Parents at two Glasgow primary schools have staged a sit-in over Easter in protest about the schools being closed. The following report is from The Guardian. Check out the great photo.
In the gym hall of Wyndford primary school in Maryhill, Glasgow, Donna McKenzie is settling in for her fifth day of civic unrest.
The school shut for the Easter holidays last Friday, but McKenzie, 37, didn’t go home with her children, Amy, 11, and Declan, 6. Under cover of a balloon release in the playground to celebrate the start of the holidays, she and more than 20 other parents slipped inside and occupied Wyndford and the adjacent St Gregory’s primary, which have both been earmarked for closure by Glasgow city council.
The protestors have said they will stay as long as necessary, until the council abandons proposals to close the two schools, which sit back to back in a small square dwarfed by tower blocks. Messages of support and offers of help have flooded in since the occupation started from as far afield as Canada and Italy. A mother from Manchester has been in touch, wondering if she can do something similar at her child’s school.
“The day before we did it, I was really, really scared,” says Donna McKenzie, who also attended Wyndford as a child. “We talked about it and we were thinking, do we really want to do this? None of us had ever done anything like this in our lives before. But we thought, we have to do it, so the school closed for Easter at 2.30pm and at 2.35pm we had taken it over.”
The police were called but the parents say the officers left saying it was not a police matter. Now, council officers man the school gates, but the parent protestors are free to come and go, and the council officials’ only stipulation is that any interviews are carried out off school property.
The protestors have a rota system, which allows them time at home with their children. At any given time, there are between six and 12 parents and grandparents in the gym of Wyndford and between 15 and 20 in St Gregory’s.
Donna McKenzie says her children are hugely supportive of what she is doing, even though their Easter holidays have been disrupted.
“When I went out for the day with my kids, they wrote in the sand, ‘I’m so proud of my mum.’ It was amazing because I was feeling really guilty that I wasn’t with them.”
Tracey Wilson, whose daughter, Carla, attends St Gregory’s, said the occupation was the only measure left to parents who have been campaigning against the proposed closures.
“We have lobbied the council. We’ve been at the city chambers and the parliament. We’ve had marches and cavalcades. We’ve had the kids on strike for an hour, although it was during assembly so they didn’t miss their lessons. This was the last straw. We felt as if it was the only thing left to do.”
The proposed closure of Wyndford and St Gregory’s is just part of a broader modernisation and rationalisation plan by Glasgow city council which would see 13 primary schools and 12 nurseries closed or merged, meaning a change of school for some 2,000 children. Wyndford’s pupils would be moved to Parkview primary, and St Gregory’s to St Mary’s primary, both more than a mile away. Falling school rolls and ageing school buildings have been the spur for the proposed changes. The council argues that some of the schools are in too poor a state to continue in use.

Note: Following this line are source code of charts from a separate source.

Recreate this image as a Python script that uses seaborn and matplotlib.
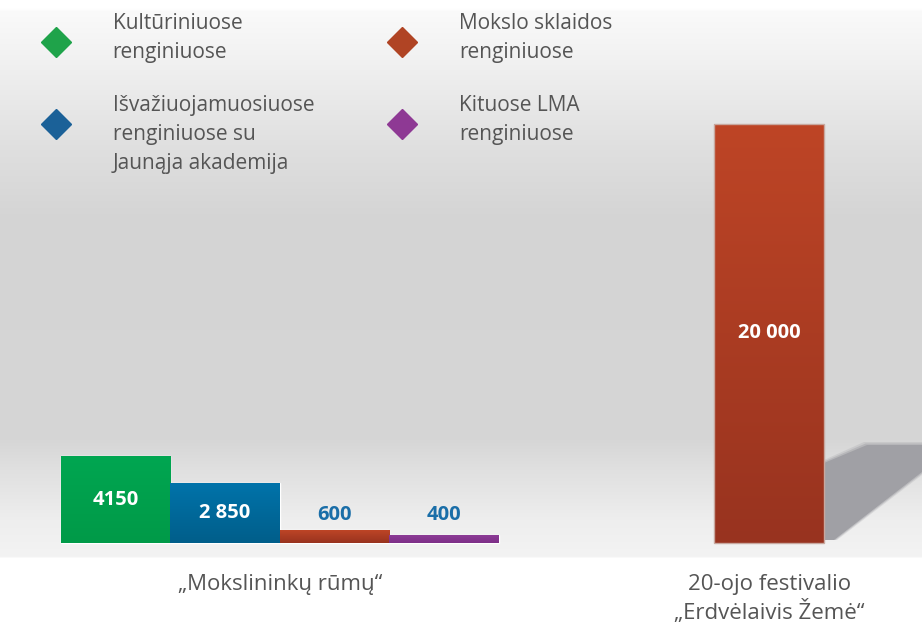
import numpy as np
import pandas as pd
import seaborn as sns
import matplotlib.pyplot as plt
from matplotlib.colors import LinearSegmentedColormap
from matplotlib.patches import Polygon
from matplotlib.lines import Line2D

# Duomenys
series = ["Kultūriniuose renginiuose",
          "Išvažiuojamuosiuose renginiuose su Jaunąja akademija",
          "Mokslo sklaidos renginiuose",
          "Kituose LMA renginiuose"]
legend_labels = ["Kultūriniuose\nrenginiuose",
                 "Išvažiuojamuosiuose\nrenginiuose su\nJaunąja akademija",
                 "Mokslo sklaidos\nrenginiuose",
                 "Kituose LMA\nrenginiuose"]
groups = ["„Mokslininkų rūmų“", "20-ojo festivalio\n„Erdvėlaivis Žemė“"]
bar_group = [0, 0, 0, 0, 1]
bar_series = [0, 1, 2, 3, 2]
bar_values = [4150, 2850, 600, 400, 20000]
value_labels = ["4150", "2 850", "600", "400", "20 000"]

# Stilius
colors = ["#00a54f", "#0070a6", "#b3401f", "#8b3a94"]
grad_top = ["#00a651", "#0073aa", "#be4526", "#8e3d98"]
grad_bot = ["#009a48", "#005e8a", "#98331f", "#7e2f88"]
legend_colors = ["#1fa34a", "#1b6198", "#b04424", "#8e3994"]
text_gray = "#555555"
value_blue = "#1a6ea8"

W, H = 922, 623
sns.set_style("white")
plt.rcParams['font.family'] = ['Open Sans', 'DejaVu Sans']

fig = plt.figure(figsize=(W / 100, H / 100), dpi=100)


def fx(px):
    return px / W


def fy(py):
    return 1 - py / H


# fonas su gradientu
bg = fig.add_axes([0, 0, 1, 1], zorder=0)
rows = np.arange(H)
keys_y = [0, 8, 11, 60, 150, 220, 440, 470, 520, 556, 558, H]
keys_v = [255, 255, 250, 241, 223, 212, 214, 224, 238, 243, 255, 255]
gray = np.interp(rows, keys_y, keys_v) / 255
bg.imshow(np.repeat(gray[:, None], 3, axis=1)[:, None, :].repeat(2, axis=1),
          aspect='auto', extent=[0, 1, 0, 1], interpolation='bilinear')
bg.set_axis_off()

ax = fig.add_axes([0, 0, 1, 1], zorder=1)
ax.patch.set_alpha(0)

# pozicijos
group_offset = [0, 5.97]
pos = []
count = {}
for g in bar_group:
    k = count.get(g, 0)
    pos.append(group_offset[g] + k)
    count[g] = k + 1

df = pd.DataFrame({"pos": pos, "value": bar_values,
                   "serie": [series[i] for i in bar_series]})

sns.barplot(data=df, x="pos", y="value", hue="serie",
            palette=dict(zip(series, colors)), hue_order=series,
            native_scale=True, dodge=False, width=1, orient="x",
            saturation=1, legend=False, ax=ax, zorder=3)

# gradientai stulpeliuose
grad = np.linspace(1, 0, 256)[:, None]
for p in list(ax.patches):
    if p.get_height() <= 0:
        continue
    xc = p.get_x() + p.get_width() / 2
    i = int(np.argmin([abs(xc - q) for q in pos]))
    s = bar_series[i]
    cmap = LinearSegmentedColormap.from_list("g", [grad_bot[s], grad_top[s]])
    im = ax.imshow(grad, cmap=cmap, aspect='auto', zorder=3.5,
                   extent=[p.get_x(), p.get_x() + p.get_width(), 0, p.get_height()])
    im.set_clip_path(p)
    if bar_values[i] > 10000:
        p.set_edgecolor("#c8a89f")
        p.set_linewidth(1.0)
        p.set_zorder(4)
        p.set_facecolor("none")

# skalė: 0 ties 543 px, 20000 ties 124 px
unit = (543 - 124) / 20000
slot = 109.5
ax.set_xlim(-115.5 / slot, (W - 115.5) / slot)
ax.set_ylim(-(H - 543) / unit, 543 / unit)
ax.set_axis_off()

# šešėlis (keli sluoksniai, kad kraštai būtų minkštesni)
for grow, alpha in [(3, 0.25), (1.5, 0.45), (0, 1.0)]:
    shadow = Polygon([(fx(824), fy(463 - grow)), (fx(867 - grow), fy(445 - grow)),
                      (fx(W), fy(445 - grow)), (fx(W), fy(472 + grow)),
                      (fx(834 + grow), fy(540)), (fx(824), fy(540))],
                     closed=True, transform=fig.transFigure,
                     facecolor="#a0a0a5", edgecolor="none", alpha=alpha)
    fig.add_artist(shadow)

# reikšmės
small = [v for v in bar_values if v < 1000]
for i, v in enumerate(bar_values):
    if v >= 1000:
        ax.text(pos[i], v / 2, value_labels[i], ha='center', va='center',
                color='white', fontsize=14.5, fontweight='bold', zorder=6)
    else:
        ax.annotate(value_labels[i], (pos[i], max(small)), xytext=(0, 11),
                    textcoords='offset points', ha='center', va='center',
                    color=value_blue, fontsize=14.5, fontweight='bold', zorder=6)

# kategorijų pavadinimai
g0 = [p for p, g in zip(pos, bar_group) if g == 0]
g1 = [p for p, g in zip(pos, bar_group) if g == 1]
for centers, label in zip([g0, g1], groups):
    ax.annotate(label, (np.mean(centers), 0), xytext=(0, -22),
                textcoords='offset points', ha='center', va='top',
                color=text_gray, fontsize=16, linespacing=1.3)

# legenda
leg_xy = [(55.5, 42), (55.5, 124), (402, 42), (402, 124)]
for (lx, ly), lab, c in zip(leg_xy, legend_labels, legend_colors):
    fig.add_artist(Line2D([fx(lx)], [fy(ly)], marker='D', markersize=15.5,
                          color=c, linestyle='none', transform=fig.transFigure))
    fig.text(fx(lx + 57), fy(ly - 29), lab, ha='left', va='top',
             color=text_gray, fontsize=15, linespacing=1.5)

fig.savefig("out.png", dpi=100)
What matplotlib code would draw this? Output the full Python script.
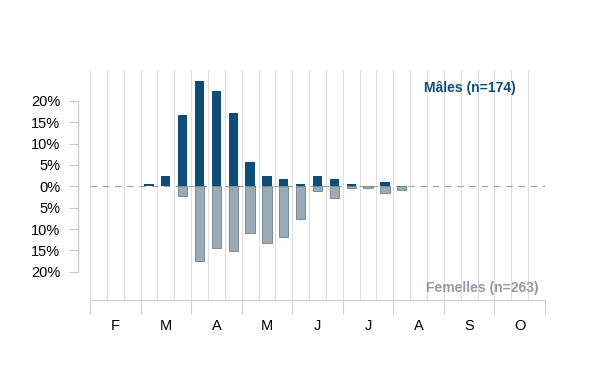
import numpy as np
import matplotlib
matplotlib.use("Agg")
import matplotlib.pyplot as plt

plt.rcParams['font.family'] = ['Liberation Sans', 'DejaVu Sans']

# 10-day periods, Feb -> Oct (3 per month)
months = ['F', 'M', 'A', 'M', 'J', 'J', 'A', 'S', 'O']
males = [0, 0, 0, 0.6, 2.3, 16.7, 24.7, 22.4, 17.2, 5.7, 2.3, 1.7, 0.6,
         2.3, 1.7, 0.6, 0, 1.1, 0, 0, 0, 0, 0, 0, 0, 0, 0]
females = [0, 0, 0, 0, 0, 2.3, 17.5, 14.4, 15.2, 11.0, 13.3, 11.8, 7.6,
           1.1, 2.7, 0.4, 0.4, 1.5, 0.8, 0, 0, 0, 0, 0, 0, 0, 0]
yticks = [-20, -15, -10, -5, 0, 5, 10, 15, 20]

male_col = '#0e4d75'
fem_col = '#9aabb8'

fig = plt.figure(figsize=(6, 3.9), dpi=100)
ax = fig.add_axes([0.15, 0.2308, 0.7583, 0.5897])

n = len(males)
x = np.arange(n) + 0.5
ax.set_xlim(0, n)
ax.set_ylim(-26.6, 27.2)

# grid of periods
ax.vlines(np.arange(n + 1), -26.6, 27.2, color='#dedede', lw=0.8, zorder=0)
ax.axhline(0, color='#a0a0a0', lw=0.8, dashes=(6, 5), zorder=1)

m = np.array(males)
f = np.array(females)
ax.bar(x[m > 0], m[m > 0], width=0.55, color=male_col, zorder=3)
ax.bar(x[f > 0], -f[f > 0], width=0.55, color=fem_col, edgecolor='#6f7f8c',
       lw=0.6, zorder=2)

for s in ['top', 'right']:
    ax.spines[s].set_visible(False)
ax.spines['left'].set_position(('outward', 9))
ax.spines['left'].set_bounds(-20, 20)
ax.spines['left'].set_color('#c8c8c8')
ax.spines['bottom'].set_color('#cfcfcf')

ax.set_yticks(yticks)
ax.set_yticklabels([f"{abs(v)}%" for v in yticks], fontsize=10.5)
ax.tick_params(axis='y', length=6.5, color='#c8c8c8', pad=6)

ax.set_xticks(np.arange(0, n + 1, 3))
ax.set_xticklabels([])
ax.tick_params(axis='x', which='major', length=10, color='#cfcfcf')
ax.set_xticks(np.arange(1.5, n, 3), minor=True)
ax.set_xticklabels(months, minor=True, fontsize=10.5)
ax.tick_params(axis='x', which='minor', length=0, pad=14)

ax.text(0.935, 0.92, 'Mâles (n=174)', transform=ax.transAxes, ha='right',
        va='center', fontsize=10, fontweight='bold', color=male_col)
ax.text(0.985, 0.05, 'Femelles (n=263)', transform=ax.transAxes, ha='right',
        va='center', fontsize=10, fontweight='bold', color='#8c9ba7')

fig.savefig('out.png', dpi=100)
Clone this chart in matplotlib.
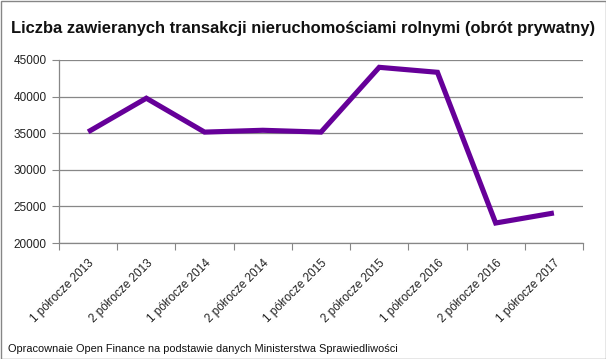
import matplotlib
matplotlib.use("Agg")
import matplotlib.pyplot as plt
from matplotlib.patches import Rectangle

# data
categories = ["1 półrocze 2013", "2 półrocze 2013", "1 półrocze 2014", "2 półrocze 2014",
              "1 półrocze 2015", "2 półrocze 2015", "1 półrocze 2016", "2 półrocze 2016",
              "1 półrocze 2017"]
transactions = [35180, 39780, 35150, 35400, 35150, 44000, 43320, 22730, 24100]
y_ticks = [20000, 25000, 30000, 35000, 40000, 45000]

title = "Liczba zawieranych transakcji nieruchomościami rolnymi (obrót prywatny)"
source = "Opracownaie Open Finance na podstawie danych Ministerstwa Sprawiedliwości"

plt.rcParams["font.family"] = ["Liberation Sans", "DejaVu Sans"]

W, H = 606, 359
fig = plt.figure(figsize=(W / 100, H / 100), dpi=100)
ax = fig.add_axes([59 / W, 1 - 243 / H, (583 - 59) / W, (243 - 60) / H])

x = range(len(categories))
ax.plot(x, transactions, color="#660099", lw=3.7, solid_joinstyle="miter",
        solid_capstyle="butt", zorder=3)

ax.set_xlim(-0.5, len(categories) - 0.5)
ax.set_ylim(20000, 45000)
ax.set_yticks(y_ticks)
ax.set_yticklabels([str(v) for v in y_ticks], fontsize=8.5, color="#222222")
ax.yaxis.grid(True, color="#878787", lw=0.9)
ax.set_axisbelow(True)

ax.set_xticks([i - 0.5 for i in range(len(categories) + 1)], minor=False)
ax.set_xticklabels([])
ax.set_xticks(list(x), minor=True)
ax.set_xticklabels(categories, minor=True, rotation=45, ha="right",
                   rotation_mode="anchor", fontsize=8.5, color="#222222")
ax.tick_params(axis="x", which="major", length=5, color="#878787")
ax.tick_params(axis="x", which="minor", length=0, pad=10)
ax.tick_params(axis="y", length=5, color="#878787", pad=4)

for side in ["top", "right"]:
    ax.spines[side].set_visible(False)
for side in ["left", "bottom"]:
    ax.spines[side].set_color("#878787")
    ax.spines[side].set_linewidth(0.9)

fig.text(0.5, 1 - 28 / H, title, ha="center", va="center",
         fontsize=11.85, fontweight="bold", color="#111111")
fig.text(8 / W, 1 - 349 / H, source, ha="left", va="center",
         fontsize=7.9, color="#111111")

fig.add_artist(Rectangle((0.5 / W, 0.5 / H), 1 - 1 / W, 1 - 1 / H,
                         transform=fig.transFigure, fill=False,
                         edgecolor="#868686", lw=1))

fig.savefig("out.png", dpi=100)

A spokesman for Glasgow city council said there had already been an extensive consultation process and council officials had already gone to great lengths to explain why they were putting forward their proposals. No final decisions had yet been made.
“We held a six-week consultation period during which we organised 46 public meetings, including four separate meetings for parents at the schools involved in this protest,” said the spokesman. “We received more than 8,000 formal responses to the consultation. These are currently being collated and councillors will receive a comprehensive report before they make any decisions on these proposals at a meeting of the council on April 23rd.”
Donna McKenzie, however, says the council has not taken into account the fact that the school is more than just an educational establishment to the families who live within its catchment.
“It’s not just a school. We depend on it for after school clubs. We have a lot of single parents who rely on elderly relatives to take their kids to school. And they are brilliant schools. This was the last thing we could do to save our communities and our schools and our choices. They are taking our choices away as well.
“It is really heartfelt what we are doing. We said to the council, if you take these schools out of our community that leaves a big black hole in Maryhill. If you do that you would be as well taking the rest of us and putting us in the hole too.”
Morale among the protestors remains high, says Tracey Wilson. The local hairdresser delivered some pies, a nearby diner has given all protestors discounts on their breakfast, and well-wishers have furnished them with food, two televisions, a microwave and bedding. Banners proclaiming Save Our Schools hang from windows around the neighbourhood. The parents have asked for a meeting with the council leader Steven Purcell but say he has so far refused.
The schools are due to reopen for the summer term on 20 April, and Wilson says the parents will still be there, if nothing has changed.
“They are hoping we will crack but we won’t crack,” says Wilson. “The more determined they are to crack us, the more determined we are to stay.”